TASK STATEMENT:
Return each line that holds the word "with".

DATA:
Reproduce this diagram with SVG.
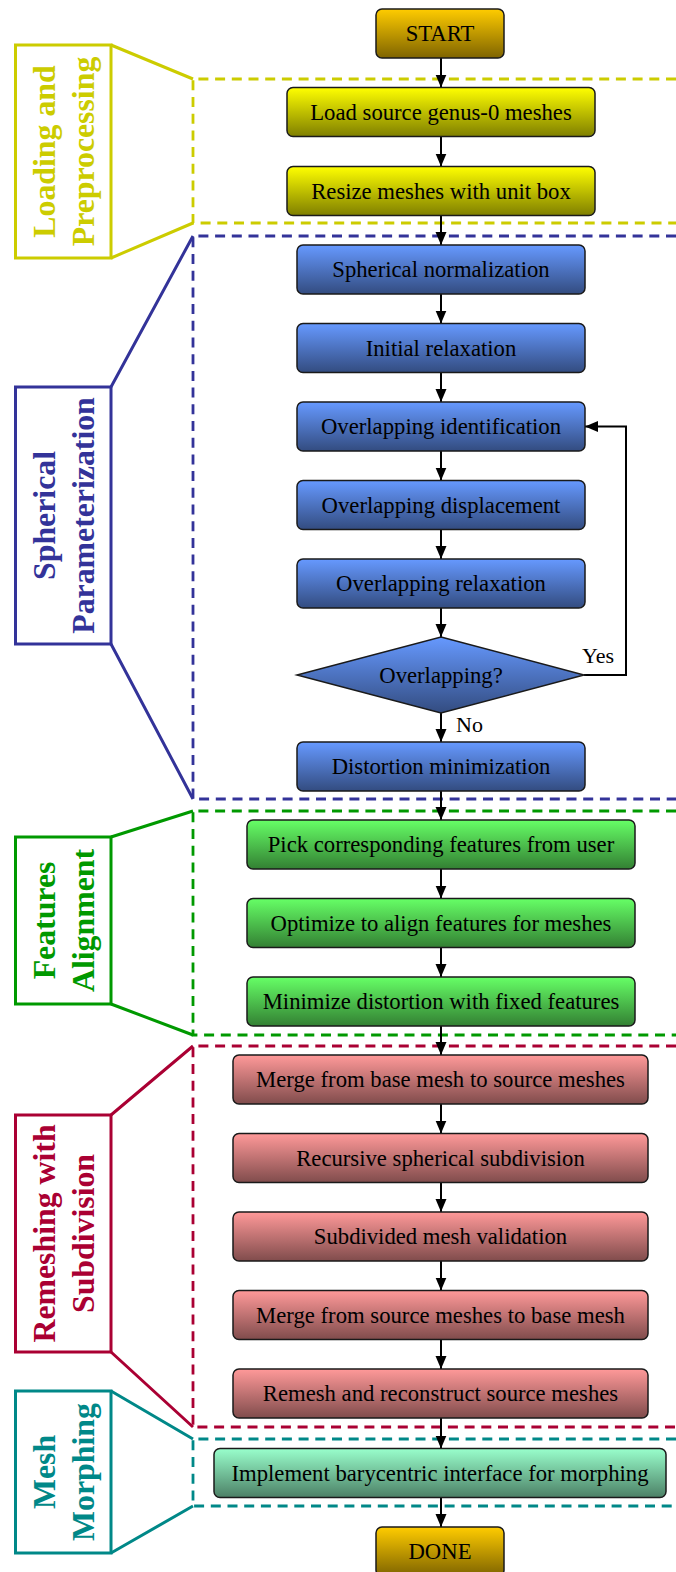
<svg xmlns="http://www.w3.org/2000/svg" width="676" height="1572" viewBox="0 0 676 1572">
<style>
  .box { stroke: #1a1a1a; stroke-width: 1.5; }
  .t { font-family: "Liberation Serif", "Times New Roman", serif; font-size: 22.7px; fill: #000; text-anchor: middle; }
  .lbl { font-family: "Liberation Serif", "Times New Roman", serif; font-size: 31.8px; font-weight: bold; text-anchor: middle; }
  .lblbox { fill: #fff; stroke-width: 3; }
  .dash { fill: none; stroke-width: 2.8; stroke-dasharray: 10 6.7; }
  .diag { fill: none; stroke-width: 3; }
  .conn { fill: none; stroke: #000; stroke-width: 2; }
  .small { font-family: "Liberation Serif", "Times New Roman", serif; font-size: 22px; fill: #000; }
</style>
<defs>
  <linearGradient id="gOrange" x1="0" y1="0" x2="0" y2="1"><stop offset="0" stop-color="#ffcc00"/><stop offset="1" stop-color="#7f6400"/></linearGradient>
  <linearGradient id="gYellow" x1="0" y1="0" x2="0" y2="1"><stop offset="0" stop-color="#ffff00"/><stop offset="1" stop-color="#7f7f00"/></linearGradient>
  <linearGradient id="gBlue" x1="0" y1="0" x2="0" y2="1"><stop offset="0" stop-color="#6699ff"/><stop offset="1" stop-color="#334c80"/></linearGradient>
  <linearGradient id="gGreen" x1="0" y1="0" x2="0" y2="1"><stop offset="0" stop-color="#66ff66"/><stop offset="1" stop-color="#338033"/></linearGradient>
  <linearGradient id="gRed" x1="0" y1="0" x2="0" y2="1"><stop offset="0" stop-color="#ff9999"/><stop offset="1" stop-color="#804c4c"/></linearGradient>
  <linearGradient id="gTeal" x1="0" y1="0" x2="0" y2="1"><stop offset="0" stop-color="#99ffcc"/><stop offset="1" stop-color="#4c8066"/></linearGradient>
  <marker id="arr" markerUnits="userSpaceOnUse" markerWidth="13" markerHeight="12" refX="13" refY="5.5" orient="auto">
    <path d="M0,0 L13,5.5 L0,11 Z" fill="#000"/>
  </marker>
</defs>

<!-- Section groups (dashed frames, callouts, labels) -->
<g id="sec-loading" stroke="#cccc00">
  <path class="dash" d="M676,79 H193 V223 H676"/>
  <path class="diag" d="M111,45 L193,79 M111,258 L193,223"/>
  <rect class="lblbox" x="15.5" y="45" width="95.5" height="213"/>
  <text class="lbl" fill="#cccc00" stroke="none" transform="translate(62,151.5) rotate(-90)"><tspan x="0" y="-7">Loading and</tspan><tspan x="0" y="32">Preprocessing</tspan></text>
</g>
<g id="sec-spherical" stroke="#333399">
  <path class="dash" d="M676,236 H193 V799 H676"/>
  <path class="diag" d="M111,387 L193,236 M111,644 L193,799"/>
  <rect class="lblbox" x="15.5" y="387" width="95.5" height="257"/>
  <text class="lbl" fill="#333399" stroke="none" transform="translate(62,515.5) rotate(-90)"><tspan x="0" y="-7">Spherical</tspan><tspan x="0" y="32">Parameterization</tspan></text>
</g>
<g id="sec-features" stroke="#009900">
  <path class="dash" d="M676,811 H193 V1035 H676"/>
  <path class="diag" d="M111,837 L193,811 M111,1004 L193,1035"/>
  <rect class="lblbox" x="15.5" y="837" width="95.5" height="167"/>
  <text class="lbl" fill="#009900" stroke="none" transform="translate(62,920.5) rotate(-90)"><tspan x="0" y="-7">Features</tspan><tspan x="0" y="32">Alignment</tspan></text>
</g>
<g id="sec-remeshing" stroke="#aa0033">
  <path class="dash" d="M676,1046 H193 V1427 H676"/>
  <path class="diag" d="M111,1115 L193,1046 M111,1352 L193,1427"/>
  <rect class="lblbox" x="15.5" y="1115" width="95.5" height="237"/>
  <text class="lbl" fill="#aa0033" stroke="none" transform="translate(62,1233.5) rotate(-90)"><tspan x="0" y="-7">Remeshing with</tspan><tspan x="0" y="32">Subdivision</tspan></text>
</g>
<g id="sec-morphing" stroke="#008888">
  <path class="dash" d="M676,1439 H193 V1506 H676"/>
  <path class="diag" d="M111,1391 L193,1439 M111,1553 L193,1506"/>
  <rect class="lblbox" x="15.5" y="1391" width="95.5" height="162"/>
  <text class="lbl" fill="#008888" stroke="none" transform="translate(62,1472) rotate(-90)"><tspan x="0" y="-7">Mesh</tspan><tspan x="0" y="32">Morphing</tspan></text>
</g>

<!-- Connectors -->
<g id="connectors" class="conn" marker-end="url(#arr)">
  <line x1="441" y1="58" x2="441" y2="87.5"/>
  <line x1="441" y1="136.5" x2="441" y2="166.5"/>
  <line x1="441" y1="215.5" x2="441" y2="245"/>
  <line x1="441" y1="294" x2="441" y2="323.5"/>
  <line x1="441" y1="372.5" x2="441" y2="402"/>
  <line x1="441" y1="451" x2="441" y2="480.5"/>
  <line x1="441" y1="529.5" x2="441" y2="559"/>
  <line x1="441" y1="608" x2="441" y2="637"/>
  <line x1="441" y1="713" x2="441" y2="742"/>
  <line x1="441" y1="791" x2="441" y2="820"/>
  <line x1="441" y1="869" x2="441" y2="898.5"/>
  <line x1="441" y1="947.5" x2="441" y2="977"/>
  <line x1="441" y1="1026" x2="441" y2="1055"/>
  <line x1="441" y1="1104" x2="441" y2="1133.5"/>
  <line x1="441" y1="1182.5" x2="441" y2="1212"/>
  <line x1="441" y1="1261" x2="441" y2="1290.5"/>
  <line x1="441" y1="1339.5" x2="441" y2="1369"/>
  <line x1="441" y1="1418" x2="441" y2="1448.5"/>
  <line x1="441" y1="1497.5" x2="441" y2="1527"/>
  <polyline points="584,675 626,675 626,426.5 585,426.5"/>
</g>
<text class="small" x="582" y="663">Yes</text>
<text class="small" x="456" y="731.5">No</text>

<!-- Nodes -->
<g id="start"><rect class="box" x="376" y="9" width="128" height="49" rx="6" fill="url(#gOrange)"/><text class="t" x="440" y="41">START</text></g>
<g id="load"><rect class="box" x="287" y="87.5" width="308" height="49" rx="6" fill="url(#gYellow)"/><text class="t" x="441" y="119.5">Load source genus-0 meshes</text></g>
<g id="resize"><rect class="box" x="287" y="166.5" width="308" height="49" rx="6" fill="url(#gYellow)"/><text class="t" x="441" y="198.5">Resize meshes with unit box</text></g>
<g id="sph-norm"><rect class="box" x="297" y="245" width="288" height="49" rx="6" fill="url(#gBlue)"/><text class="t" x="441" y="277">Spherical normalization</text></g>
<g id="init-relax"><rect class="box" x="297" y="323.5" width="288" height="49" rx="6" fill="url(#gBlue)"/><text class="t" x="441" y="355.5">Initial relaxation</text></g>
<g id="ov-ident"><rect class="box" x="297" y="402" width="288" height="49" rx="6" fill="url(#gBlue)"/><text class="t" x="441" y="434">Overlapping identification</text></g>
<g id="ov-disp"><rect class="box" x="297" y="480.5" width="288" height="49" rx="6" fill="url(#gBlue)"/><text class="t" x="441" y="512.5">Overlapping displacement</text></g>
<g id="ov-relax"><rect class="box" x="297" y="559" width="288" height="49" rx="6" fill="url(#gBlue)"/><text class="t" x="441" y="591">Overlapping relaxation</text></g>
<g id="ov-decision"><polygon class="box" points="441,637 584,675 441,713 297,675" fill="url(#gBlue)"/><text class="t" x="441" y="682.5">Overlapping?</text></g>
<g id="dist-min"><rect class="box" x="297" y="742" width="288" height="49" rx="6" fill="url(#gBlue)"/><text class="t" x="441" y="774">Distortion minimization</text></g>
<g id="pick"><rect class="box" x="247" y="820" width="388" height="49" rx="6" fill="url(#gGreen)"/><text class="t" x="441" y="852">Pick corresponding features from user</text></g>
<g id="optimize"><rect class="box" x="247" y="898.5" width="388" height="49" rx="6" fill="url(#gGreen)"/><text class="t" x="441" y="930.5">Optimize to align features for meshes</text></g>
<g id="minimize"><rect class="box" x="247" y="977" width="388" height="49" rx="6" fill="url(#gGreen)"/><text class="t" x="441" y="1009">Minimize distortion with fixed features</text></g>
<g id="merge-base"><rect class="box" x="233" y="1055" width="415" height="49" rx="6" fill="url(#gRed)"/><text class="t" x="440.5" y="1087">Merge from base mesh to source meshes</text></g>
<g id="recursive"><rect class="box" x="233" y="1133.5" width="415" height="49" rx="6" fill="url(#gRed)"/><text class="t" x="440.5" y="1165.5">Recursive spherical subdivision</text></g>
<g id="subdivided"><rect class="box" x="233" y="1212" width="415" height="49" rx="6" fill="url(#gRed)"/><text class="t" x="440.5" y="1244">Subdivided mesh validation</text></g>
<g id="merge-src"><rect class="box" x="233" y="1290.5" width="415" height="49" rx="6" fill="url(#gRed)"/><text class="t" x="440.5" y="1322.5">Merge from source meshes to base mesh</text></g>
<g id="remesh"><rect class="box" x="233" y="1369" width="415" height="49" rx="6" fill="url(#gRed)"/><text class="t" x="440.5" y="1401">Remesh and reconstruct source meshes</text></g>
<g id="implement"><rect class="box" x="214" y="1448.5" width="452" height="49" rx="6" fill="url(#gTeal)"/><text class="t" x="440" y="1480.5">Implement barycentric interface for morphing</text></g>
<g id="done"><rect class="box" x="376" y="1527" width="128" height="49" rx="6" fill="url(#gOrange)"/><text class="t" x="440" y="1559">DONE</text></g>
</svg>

CORRECT RESULT:
Reproduce this diagram with SVG.
  <text class="lbl" fill="#aa0033" stroke="none" transform="translate(62,1233.5) rotate(-90)"><tspan x="0" y="-7">Remeshing with</tspan><tspan x="0" y="32">Subdivision</tspan></text>
<g id="resize"><rect class="box" x="287" y="166.5" width="308" height="49" rx="6" fill="url(#gYellow)"/><text class="t" x="441" y="198.5">Resize meshes with unit box</text></g>
<g id="minimize"><rect class="box" x="247" y="977" width="388" height="49" rx="6" fill="url(#gGreen)"/><text class="t" x="441" y="1009">Minimize distortion with fixed features</text></g>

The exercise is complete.